**Challenge**
Select, from the material below, each line with "that" in it.

**Data shown**
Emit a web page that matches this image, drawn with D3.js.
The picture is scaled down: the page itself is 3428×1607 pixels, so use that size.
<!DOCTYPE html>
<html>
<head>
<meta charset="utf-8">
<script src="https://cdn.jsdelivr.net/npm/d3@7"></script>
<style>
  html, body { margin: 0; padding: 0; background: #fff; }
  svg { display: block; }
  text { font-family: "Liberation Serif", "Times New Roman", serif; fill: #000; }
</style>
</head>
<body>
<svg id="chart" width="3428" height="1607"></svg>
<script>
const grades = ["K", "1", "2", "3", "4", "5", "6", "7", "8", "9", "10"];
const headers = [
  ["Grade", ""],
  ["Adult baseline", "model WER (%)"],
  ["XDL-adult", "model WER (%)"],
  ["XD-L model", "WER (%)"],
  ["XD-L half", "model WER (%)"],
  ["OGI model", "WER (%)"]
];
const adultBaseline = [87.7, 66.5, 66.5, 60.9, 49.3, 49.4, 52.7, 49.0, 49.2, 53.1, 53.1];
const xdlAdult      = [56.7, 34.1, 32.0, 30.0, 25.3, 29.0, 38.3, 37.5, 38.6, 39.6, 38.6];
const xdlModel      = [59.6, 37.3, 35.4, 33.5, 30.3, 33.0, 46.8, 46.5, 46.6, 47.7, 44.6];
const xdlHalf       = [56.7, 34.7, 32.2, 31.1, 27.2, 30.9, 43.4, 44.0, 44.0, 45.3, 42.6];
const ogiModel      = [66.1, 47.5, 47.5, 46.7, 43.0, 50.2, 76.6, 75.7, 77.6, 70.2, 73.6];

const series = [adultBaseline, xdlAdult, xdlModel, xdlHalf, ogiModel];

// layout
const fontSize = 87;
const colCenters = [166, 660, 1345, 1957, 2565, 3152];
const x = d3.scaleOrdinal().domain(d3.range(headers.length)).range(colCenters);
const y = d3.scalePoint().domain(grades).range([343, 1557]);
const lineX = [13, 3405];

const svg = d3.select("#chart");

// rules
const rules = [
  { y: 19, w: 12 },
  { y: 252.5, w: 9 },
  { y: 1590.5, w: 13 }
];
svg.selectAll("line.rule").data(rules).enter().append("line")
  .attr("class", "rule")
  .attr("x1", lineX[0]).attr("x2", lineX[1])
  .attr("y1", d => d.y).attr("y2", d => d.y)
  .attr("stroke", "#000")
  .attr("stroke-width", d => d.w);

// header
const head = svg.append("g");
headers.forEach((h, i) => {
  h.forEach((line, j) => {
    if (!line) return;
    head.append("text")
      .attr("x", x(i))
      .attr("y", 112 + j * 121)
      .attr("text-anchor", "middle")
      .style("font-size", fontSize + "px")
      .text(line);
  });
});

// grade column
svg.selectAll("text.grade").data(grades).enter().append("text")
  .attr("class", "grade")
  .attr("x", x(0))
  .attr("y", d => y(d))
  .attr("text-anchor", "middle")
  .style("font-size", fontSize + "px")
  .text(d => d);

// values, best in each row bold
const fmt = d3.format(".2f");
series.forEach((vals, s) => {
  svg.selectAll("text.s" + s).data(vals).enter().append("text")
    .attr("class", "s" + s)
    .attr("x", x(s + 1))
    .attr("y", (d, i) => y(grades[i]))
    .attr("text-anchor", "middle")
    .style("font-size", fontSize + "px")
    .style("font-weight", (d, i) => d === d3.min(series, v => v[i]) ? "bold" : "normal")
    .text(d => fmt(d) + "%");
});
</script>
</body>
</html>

**Response below**
Emit a web page that matches this image, drawn with D3.js.
The picture is scaled down: the page itself is 3428×1607 pixels, so use that size.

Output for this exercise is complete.